I was, over breakfast of fresh pears and cereal, reading Stephen Shore’s revised, The Nature of Photography. It was the part about the “frame” as definer and confiner of mental and physical depiction of the two dimensional object we know as a photograph that had caught my interest.
I had been outside earlier with the snow blower clearing the light, overnight snow fall from our driveway and front walk. Just yesterday driving to and from the Clark campus I had noted the brownish tinged gray of the landscape and wished that spring would hurry and relieve the drabness we must suffer in these parts during this time of the year. Now all that drabness is covered with a fresh blanket of soft white. The day is cloudy and the scene is undisturbed by shadows from the trees, bushes, and rocks, and only their dark outlines against the white gives form to their representation.
I was thinking about the concept of “frame” from the Shore book – the part where he states that “A photographer’s basic formal tools for defining the content and organization of a picture are vantage point, frame, focus and time.” when I happened to walk to the mud room door and look down towards my neighbor’s house. That mud room door has a panel of glass with mulleins arranged three over four. Stepping to the glass framed by those mulleins, I became intensely aware of their frame, or I should say the frame they formed of the outside scene. Quickly I mounted my Rebel XT with 28-105mm lens, and shot the above picture.
While I somewhat agree with Shore about the “photographer’s tools,” I have always narrowed that down a bit to just “where” and “when” as the two creative controls photographers have at their command. For me, vantage point, frame, and focus all have to do with my “where.” I guess some could say I need to add a “what” to my set of tools. Like what camera, what lens, what film, and what I choose to let those three things see. “Time” is all encompassing from the time of year to small slice of time for the exposure.
Shore’s book is superbly illustrated and beautifully printed by Phaidon Books in this revised edition. Minimal text offered as simple but complex thoughts about lots of pictures.
2 comments:
Stephen Shore has a deliberate thought process around photography. I bought a copy of his book before interviewing him and was intrigued by the range of issues he covered.

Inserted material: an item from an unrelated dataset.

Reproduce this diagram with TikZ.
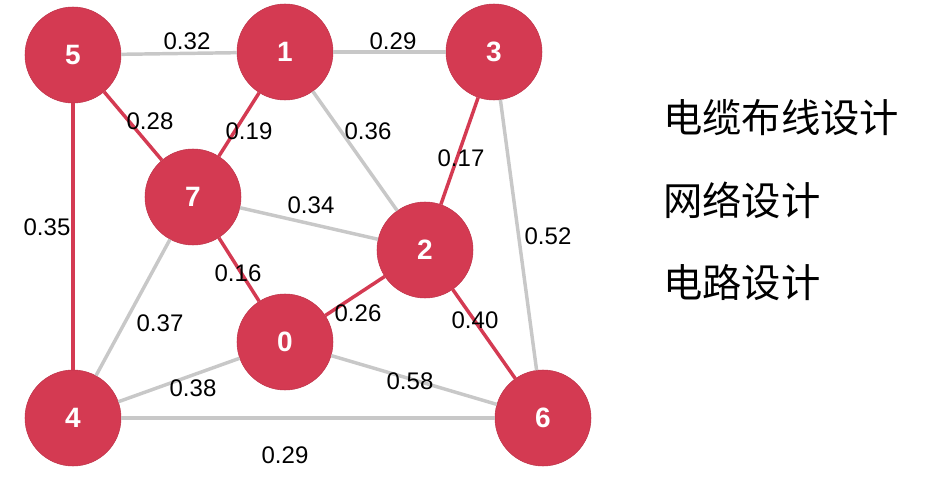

Like you Frank, my own work seems to focus on the tools of when and where along with a sprinkling of why sometimes....
Steve Williams
Scooter in the Sticks
It's that "sprinkling of why" that gets to be the tough one. The "where" and "when" seem to come rather naturally for me. A senior curator once told me: You take the pictures, I'll do the talking. Only problem with that he's not always around when some talkin' need to happen.